If I am one of "the guys who report long lasting edges between honing" that you mention above, then I should clarify that I have a *lot* of strops, so my mention of my dovo white pasted strop doesn't mean that I use it daily or even regularly (though in this case I did use it for several months about a year ago). I don't generally use any paste at all on my daily strop. I believe that unpasted linen is sufficiently abrasive all by itself to maintain an edge for months. Although I have two with the Dovo white paste on them (one paddle, one hanger) they were used for a different experiment and are not used with my long-term razors.

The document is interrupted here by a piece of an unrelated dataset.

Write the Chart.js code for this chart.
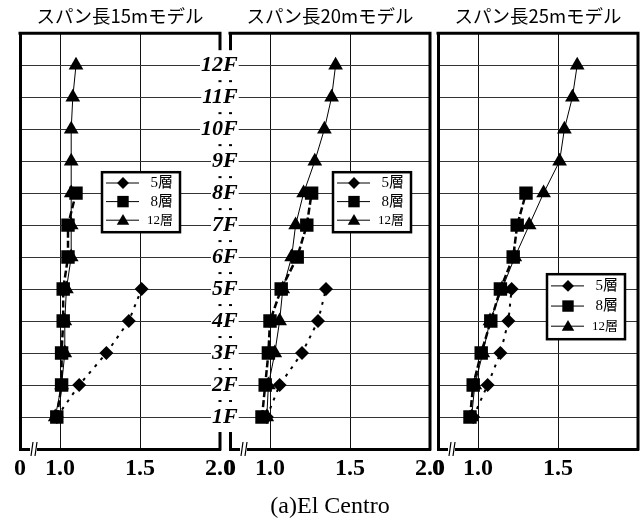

Similarly I have a variety of strops with coarser abrasives that were used for experiments or for honing specific types of razors, but such honing as I still engage in tends to be done on the Shaptons.
The problem is that good linen is hard to come by nowadays, and jute and cotton just don't quite perform the same way. I think cotton actually leaves a sharper edge than linen but it's very slow and can take an awful lot of laps to keep the edge going. Jute just never seemed to do much of anything, at least not the stuff that Dovo uses. In both of these cases the performance of the strop can be improved by the addition of chalk, which brings them up to roughly linen standards of performance. In these situations I do advocate using the Dovo white paste.
I'm still trying to make up my mind about the Kanoyama cotton strop though. It seems to work differently from the normal cotton, and I wonder if it doesn't have something else woven into the mix.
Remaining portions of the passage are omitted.